Transcribe exactly the lines from the one containing "Output the web" through the one containing "19, 17.5, 16, 14.5, 13, 12];", both included, and leave out any pictures.

▸ Extracted data
· · · · · · ·

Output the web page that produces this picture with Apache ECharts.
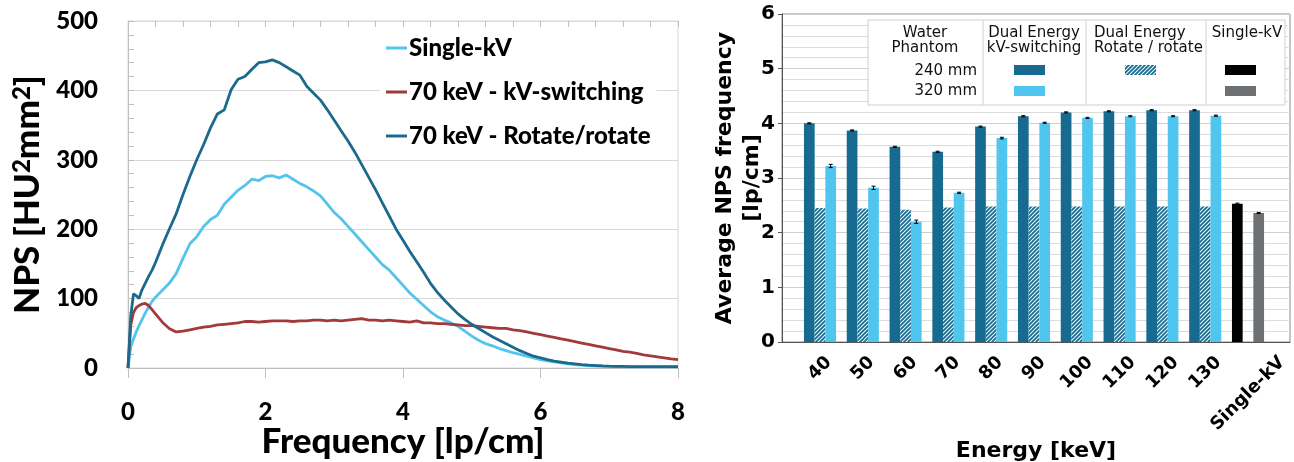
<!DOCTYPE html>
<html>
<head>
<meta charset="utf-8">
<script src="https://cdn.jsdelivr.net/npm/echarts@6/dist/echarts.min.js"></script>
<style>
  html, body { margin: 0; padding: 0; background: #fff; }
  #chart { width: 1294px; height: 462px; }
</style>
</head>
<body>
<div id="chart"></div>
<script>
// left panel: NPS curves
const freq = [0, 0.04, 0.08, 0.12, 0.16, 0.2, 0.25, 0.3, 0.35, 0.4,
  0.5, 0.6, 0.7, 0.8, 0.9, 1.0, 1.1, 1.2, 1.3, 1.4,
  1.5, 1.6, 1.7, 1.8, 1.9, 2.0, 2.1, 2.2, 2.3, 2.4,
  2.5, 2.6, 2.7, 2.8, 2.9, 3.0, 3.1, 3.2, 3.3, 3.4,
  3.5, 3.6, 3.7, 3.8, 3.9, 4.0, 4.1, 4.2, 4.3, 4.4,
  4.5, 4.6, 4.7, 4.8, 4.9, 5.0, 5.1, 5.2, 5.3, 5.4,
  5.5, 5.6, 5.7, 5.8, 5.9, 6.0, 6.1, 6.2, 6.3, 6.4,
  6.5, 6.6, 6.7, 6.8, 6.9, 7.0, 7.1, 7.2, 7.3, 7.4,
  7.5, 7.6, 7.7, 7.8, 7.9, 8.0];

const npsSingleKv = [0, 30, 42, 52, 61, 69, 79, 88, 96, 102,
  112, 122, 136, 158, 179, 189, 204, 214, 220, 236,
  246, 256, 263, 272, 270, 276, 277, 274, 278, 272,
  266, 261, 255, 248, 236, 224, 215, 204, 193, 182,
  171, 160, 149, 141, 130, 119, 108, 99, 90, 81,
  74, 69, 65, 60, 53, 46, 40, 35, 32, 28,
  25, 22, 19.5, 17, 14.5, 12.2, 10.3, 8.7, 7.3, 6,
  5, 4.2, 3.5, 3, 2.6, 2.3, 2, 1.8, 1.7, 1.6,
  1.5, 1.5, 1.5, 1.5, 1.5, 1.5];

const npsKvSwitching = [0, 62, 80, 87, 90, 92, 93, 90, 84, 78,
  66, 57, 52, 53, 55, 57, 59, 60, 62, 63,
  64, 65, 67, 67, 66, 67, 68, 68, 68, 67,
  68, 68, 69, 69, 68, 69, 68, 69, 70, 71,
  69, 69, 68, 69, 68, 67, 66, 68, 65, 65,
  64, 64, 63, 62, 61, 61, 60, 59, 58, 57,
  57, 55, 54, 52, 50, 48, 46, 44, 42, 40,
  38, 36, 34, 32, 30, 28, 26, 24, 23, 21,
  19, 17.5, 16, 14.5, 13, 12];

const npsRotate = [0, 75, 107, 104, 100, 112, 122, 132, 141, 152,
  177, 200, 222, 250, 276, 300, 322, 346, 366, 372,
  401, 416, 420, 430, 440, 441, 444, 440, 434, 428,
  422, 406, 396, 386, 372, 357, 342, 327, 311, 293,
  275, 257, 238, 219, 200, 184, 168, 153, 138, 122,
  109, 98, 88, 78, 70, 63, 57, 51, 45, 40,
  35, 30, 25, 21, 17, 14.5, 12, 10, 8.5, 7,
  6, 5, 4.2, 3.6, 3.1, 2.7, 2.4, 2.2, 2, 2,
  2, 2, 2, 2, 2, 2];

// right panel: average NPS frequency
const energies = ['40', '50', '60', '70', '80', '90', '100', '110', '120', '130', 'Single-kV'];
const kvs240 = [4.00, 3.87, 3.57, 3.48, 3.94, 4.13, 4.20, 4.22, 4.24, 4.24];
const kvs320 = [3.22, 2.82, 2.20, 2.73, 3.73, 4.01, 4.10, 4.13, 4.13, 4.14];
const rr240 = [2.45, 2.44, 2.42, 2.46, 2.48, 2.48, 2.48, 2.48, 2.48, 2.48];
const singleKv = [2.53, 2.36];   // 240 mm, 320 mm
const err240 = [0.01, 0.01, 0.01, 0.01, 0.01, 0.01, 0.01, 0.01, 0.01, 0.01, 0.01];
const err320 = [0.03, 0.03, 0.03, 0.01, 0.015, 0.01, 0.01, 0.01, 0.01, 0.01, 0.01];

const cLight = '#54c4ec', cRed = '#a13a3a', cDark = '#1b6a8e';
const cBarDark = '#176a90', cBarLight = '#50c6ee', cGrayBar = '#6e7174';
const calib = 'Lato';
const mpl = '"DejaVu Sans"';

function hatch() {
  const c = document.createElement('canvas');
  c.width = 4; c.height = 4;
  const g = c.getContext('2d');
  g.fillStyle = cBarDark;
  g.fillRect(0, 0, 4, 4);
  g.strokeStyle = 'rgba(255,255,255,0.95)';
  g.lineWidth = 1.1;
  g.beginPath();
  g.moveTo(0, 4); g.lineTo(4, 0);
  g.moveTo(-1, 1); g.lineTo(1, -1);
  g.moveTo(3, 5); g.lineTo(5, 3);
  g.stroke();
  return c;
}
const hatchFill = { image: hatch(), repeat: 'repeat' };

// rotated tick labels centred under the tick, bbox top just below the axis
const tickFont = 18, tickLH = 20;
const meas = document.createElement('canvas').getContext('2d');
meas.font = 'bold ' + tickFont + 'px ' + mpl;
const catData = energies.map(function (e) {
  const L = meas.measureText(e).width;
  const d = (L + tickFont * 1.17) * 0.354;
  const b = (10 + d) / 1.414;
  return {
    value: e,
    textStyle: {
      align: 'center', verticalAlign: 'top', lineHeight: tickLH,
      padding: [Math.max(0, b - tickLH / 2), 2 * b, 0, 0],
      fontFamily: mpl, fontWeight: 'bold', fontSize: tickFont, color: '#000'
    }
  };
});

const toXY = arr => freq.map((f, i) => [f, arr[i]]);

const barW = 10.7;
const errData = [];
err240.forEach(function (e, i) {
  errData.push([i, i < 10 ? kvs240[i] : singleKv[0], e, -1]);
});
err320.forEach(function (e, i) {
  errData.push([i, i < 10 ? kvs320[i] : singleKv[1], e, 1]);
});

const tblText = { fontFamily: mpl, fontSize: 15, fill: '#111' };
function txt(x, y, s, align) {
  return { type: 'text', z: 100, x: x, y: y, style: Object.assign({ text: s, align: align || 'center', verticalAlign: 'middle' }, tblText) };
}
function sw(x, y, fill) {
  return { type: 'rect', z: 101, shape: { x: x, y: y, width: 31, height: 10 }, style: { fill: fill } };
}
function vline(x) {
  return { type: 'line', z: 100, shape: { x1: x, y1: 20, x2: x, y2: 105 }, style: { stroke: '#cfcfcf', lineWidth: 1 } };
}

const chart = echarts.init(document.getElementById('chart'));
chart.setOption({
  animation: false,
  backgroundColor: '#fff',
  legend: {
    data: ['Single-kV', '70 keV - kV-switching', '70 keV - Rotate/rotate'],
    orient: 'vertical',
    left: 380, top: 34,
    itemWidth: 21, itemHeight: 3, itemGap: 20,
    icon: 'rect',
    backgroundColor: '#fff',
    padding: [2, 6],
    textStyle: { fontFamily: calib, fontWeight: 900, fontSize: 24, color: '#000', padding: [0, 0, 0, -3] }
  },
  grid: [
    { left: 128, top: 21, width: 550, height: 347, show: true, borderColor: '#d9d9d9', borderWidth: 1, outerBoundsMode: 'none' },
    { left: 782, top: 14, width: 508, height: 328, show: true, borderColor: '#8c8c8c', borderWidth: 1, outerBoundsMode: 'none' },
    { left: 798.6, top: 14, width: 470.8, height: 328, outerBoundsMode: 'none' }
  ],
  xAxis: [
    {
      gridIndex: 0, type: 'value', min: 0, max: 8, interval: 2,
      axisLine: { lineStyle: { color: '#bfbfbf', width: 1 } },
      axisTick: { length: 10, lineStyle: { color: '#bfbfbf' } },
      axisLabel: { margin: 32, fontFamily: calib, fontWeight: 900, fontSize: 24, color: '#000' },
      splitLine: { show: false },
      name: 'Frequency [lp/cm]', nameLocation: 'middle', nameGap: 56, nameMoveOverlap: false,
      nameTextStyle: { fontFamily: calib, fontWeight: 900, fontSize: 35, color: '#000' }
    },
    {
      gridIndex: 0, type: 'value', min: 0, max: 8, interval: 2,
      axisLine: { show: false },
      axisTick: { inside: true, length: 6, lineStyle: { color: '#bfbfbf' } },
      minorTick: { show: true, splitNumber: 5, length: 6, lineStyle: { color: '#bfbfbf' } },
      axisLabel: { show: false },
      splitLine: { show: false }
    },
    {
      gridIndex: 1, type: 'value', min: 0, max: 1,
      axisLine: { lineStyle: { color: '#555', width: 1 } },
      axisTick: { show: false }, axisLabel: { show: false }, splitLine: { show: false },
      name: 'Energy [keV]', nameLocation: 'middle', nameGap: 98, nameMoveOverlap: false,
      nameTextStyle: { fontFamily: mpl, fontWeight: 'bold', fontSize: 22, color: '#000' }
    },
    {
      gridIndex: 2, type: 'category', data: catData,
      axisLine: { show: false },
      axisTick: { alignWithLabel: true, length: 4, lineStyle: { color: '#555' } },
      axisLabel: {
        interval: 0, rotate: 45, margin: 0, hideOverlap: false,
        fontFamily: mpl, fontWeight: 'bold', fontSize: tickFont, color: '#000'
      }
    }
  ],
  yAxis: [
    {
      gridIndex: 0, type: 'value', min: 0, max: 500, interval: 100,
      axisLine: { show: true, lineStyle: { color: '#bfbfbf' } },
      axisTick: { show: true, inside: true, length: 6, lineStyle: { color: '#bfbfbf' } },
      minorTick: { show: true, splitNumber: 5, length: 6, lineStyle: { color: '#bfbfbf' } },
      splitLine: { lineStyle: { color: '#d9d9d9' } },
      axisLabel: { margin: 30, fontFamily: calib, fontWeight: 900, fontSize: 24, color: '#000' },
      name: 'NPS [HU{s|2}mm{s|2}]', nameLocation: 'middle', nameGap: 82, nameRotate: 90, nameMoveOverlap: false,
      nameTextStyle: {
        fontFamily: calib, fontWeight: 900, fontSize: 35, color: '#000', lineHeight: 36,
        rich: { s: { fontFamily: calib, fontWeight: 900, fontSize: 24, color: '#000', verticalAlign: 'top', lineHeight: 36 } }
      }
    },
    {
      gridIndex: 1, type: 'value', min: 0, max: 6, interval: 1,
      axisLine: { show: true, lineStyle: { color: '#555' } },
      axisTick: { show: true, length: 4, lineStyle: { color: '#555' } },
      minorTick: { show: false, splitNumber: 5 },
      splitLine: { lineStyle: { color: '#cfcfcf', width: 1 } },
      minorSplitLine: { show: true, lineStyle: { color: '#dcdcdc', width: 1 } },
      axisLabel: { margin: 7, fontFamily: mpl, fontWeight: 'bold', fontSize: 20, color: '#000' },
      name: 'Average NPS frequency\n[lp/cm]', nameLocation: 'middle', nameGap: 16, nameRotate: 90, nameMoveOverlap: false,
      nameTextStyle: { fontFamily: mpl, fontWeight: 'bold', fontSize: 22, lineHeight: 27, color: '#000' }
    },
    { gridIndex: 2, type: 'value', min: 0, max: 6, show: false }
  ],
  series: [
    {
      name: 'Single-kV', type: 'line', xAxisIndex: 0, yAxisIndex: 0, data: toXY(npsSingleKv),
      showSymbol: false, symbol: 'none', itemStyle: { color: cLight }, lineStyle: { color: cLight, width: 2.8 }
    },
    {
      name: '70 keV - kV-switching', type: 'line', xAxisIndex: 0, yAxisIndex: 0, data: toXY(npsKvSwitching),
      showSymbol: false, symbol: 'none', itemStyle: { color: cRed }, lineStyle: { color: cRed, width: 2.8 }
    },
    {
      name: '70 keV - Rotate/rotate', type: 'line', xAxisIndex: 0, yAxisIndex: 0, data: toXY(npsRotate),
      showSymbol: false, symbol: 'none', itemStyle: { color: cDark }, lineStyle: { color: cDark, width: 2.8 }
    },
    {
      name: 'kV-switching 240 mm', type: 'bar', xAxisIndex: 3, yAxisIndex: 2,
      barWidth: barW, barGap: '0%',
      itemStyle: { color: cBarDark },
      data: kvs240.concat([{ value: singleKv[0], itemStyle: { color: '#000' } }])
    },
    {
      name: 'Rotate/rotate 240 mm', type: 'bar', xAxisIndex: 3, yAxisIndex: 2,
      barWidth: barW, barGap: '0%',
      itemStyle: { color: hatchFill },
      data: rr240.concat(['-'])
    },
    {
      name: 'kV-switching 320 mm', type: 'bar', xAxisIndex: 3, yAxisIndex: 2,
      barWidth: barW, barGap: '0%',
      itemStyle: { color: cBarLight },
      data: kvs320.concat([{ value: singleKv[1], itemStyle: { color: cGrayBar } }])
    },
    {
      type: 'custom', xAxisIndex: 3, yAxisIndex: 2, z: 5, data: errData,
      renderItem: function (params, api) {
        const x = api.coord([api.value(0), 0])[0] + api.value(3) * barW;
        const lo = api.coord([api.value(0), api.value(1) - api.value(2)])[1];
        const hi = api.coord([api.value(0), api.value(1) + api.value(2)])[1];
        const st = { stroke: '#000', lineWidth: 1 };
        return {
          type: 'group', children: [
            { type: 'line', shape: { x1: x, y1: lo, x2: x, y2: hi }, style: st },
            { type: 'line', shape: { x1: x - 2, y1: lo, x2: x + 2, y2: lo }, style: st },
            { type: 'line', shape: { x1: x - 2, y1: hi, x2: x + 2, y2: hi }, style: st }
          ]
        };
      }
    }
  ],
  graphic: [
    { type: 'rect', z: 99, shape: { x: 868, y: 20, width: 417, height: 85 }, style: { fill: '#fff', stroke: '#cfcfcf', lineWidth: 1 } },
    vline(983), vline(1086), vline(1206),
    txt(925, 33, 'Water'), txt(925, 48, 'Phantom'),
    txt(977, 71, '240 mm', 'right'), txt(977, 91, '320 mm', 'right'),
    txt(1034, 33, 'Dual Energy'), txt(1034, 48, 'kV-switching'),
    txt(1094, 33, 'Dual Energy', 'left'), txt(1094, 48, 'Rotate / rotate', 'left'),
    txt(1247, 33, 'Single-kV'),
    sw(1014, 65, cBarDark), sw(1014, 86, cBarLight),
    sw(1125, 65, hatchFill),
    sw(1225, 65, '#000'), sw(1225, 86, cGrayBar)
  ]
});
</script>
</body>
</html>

· · · · · · ·

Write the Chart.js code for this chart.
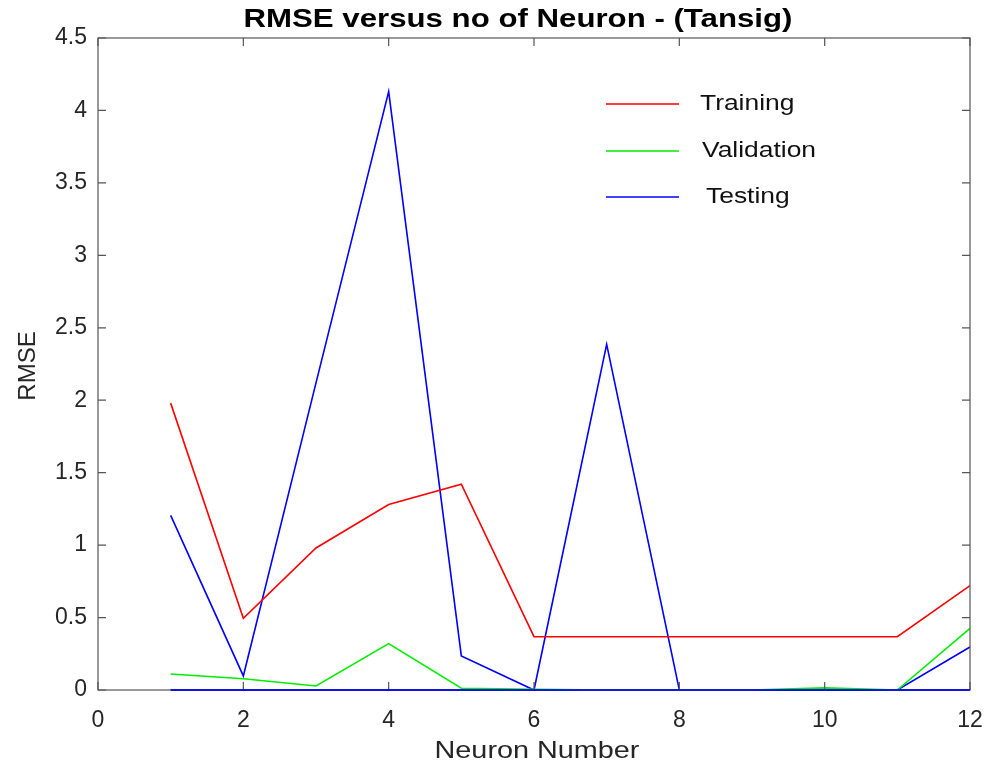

· · · · · · ·

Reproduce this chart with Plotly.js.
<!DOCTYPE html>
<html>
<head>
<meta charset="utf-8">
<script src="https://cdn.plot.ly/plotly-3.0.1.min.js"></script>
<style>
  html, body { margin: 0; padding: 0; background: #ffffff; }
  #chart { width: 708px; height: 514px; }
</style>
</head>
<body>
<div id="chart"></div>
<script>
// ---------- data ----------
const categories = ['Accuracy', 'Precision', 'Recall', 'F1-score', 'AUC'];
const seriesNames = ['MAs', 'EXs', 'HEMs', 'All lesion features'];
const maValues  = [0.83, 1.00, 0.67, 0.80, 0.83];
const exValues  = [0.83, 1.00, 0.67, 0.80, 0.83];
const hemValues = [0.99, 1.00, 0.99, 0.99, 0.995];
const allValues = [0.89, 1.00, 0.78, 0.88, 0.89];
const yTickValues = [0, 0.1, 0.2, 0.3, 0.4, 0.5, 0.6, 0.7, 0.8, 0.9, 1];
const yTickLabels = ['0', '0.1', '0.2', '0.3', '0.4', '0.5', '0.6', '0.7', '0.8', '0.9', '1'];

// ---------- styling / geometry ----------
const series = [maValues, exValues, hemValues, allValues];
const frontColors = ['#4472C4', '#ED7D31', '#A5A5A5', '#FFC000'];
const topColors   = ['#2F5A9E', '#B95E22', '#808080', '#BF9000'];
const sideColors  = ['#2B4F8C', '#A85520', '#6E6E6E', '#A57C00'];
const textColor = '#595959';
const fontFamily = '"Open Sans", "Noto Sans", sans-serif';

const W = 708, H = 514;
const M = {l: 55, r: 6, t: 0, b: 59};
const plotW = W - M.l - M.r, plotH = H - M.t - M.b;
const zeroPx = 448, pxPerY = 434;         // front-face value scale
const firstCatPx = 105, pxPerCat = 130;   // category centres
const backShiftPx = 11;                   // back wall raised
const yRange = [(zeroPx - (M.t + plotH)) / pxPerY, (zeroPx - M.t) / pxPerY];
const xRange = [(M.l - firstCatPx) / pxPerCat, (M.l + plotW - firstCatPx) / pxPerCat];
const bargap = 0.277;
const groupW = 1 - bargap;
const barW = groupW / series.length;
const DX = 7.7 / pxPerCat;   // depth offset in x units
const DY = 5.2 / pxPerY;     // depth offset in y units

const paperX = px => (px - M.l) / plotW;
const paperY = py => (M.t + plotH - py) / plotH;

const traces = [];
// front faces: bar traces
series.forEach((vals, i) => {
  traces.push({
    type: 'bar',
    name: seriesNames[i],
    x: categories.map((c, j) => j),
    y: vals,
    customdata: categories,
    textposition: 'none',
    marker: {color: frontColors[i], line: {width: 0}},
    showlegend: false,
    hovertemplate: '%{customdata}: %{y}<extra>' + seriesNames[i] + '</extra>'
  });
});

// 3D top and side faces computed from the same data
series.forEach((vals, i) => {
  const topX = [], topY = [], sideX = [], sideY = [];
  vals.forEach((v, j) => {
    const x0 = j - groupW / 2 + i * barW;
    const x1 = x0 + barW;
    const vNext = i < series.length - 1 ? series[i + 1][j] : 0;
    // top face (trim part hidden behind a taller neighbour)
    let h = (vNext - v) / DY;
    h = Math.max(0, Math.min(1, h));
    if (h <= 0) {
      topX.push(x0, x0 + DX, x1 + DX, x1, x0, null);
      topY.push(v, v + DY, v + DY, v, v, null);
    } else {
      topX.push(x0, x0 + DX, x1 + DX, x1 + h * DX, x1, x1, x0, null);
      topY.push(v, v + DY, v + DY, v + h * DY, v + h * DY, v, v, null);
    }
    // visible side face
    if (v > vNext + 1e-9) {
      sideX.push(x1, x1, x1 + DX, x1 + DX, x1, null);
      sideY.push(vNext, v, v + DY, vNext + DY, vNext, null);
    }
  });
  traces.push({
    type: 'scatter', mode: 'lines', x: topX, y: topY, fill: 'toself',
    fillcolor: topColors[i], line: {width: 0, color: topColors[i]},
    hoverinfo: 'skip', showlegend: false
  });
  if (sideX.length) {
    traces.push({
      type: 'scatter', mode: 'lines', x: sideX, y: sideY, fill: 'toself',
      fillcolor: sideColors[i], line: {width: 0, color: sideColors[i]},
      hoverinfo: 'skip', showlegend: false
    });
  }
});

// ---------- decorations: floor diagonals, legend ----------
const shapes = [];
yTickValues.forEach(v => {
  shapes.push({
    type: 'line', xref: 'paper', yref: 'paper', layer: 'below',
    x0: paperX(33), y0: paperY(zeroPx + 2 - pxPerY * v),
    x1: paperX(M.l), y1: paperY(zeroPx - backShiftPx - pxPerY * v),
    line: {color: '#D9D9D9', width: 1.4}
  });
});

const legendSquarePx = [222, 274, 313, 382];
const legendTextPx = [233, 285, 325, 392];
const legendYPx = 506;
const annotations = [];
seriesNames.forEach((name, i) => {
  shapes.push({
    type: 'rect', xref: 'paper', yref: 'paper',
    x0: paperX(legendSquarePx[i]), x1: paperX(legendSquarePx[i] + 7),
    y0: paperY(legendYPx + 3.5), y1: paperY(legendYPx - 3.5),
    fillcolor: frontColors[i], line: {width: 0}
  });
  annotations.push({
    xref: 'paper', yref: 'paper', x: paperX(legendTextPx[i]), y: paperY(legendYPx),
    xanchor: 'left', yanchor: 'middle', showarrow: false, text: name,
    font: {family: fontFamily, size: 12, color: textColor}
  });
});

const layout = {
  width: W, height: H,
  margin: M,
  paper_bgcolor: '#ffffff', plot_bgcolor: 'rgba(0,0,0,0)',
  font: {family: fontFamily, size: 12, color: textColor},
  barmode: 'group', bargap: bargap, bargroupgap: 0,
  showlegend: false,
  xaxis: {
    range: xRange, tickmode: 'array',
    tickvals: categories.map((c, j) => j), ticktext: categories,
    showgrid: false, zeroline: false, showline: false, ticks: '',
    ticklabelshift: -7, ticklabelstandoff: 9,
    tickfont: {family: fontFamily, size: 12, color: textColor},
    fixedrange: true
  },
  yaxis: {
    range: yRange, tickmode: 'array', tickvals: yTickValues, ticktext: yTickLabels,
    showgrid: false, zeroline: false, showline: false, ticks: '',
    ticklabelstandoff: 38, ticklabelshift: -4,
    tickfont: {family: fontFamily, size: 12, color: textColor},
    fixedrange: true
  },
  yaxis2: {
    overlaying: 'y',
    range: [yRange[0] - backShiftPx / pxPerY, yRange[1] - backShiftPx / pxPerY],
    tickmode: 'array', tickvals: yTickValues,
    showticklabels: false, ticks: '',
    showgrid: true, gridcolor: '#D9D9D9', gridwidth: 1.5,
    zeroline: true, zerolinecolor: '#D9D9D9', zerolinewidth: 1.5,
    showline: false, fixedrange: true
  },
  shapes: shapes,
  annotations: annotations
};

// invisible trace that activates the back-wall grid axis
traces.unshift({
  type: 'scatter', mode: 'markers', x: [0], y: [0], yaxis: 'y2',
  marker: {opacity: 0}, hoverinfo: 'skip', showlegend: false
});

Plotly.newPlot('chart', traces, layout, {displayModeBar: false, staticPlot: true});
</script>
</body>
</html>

· · · · · · ·

▸ Right answer
Output the web page that produces this picture with Apache ECharts.
<!DOCTYPE html>
<html>
<head>
<meta charset="utf-8">
<script src="https://cdn.jsdelivr.net/npm/echarts@6/dist/echarts.min.js"></script>
<style>
  html, body { margin: 0; padding: 0; background: #fff; }
  #chart { width: 1294px; height: 462px; }
</style>
</head>
<body>
<div id="chart"></div>
<script>
// left panel: NPS curves
const freq = [0, 0.04, 0.08, 0.12, 0.16, 0.2, 0.25, 0.3, 0.35, 0.4,
  0.5, 0.6, 0.7, 0.8, 0.9, 1.0, 1.1, 1.2, 1.3, 1.4,
  1.5, 1.6, 1.7, 1.8, 1.9, 2.0, 2.1, 2.2, 2.3, 2.4,
  2.5, 2.6, 2.7, 2.8, 2.9, 3.0, 3.1, 3.2, 3.3, 3.4,
  3.5, 3.6, 3.7, 3.8, 3.9, 4.0, 4.1, 4.2, 4.3, 4.4,
  4.5, 4.6, 4.7, 4.8, 4.9, 5.0, 5.1, 5.2, 5.3, 5.4,
  5.5, 5.6, 5.7, 5.8, 5.9, 6.0, 6.1, 6.2, 6.3, 6.4,
  6.5, 6.6, 6.7, 6.8, 6.9, 7.0, 7.1, 7.2, 7.3, 7.4,
  7.5, 7.6, 7.7, 7.8, 7.9, 8.0];

const npsSingleKv = [0, 30, 42, 52, 61, 69, 79, 88, 96, 102,
  112, 122, 136, 158, 179, 189, 204, 214, 220, 236,
  246, 256, 263, 272, 270, 276, 277, 274, 278, 272,
  266, 261, 255, 248, 236, 224, 215, 204, 193, 182,
  171, 160, 149, 141, 130, 119, 108, 99, 90, 81,
  74, 69, 65, 60, 53, 46, 40, 35, 32, 28,
  25, 22, 19.5, 17, 14.5, 12.2, 10.3, 8.7, 7.3, 6,
  5, 4.2, 3.5, 3, 2.6, 2.3, 2, 1.8, 1.7, 1.6,
  1.5, 1.5, 1.5, 1.5, 1.5, 1.5];

const npsKvSwitching = [0, 62, 80, 87, 90, 92, 93, 90, 84, 78,
  66, 57, 52, 53, 55, 57, 59, 60, 62, 63,
  64, 65, 67, 67, 66, 67, 68, 68, 68, 67,
  68, 68, 69, 69, 68, 69, 68, 69, 70, 71,
  69, 69, 68, 69, 68, 67, 66, 68, 65, 65,
  64, 64, 63, 62, 61, 61, 60, 59, 58, 57,
  57, 55, 54, 52, 50, 48, 46, 44, 42, 40,
  38, 36, 34, 32, 30, 28, 26, 24, 23, 21,
  19, 17.5, 16, 14.5, 13, 12];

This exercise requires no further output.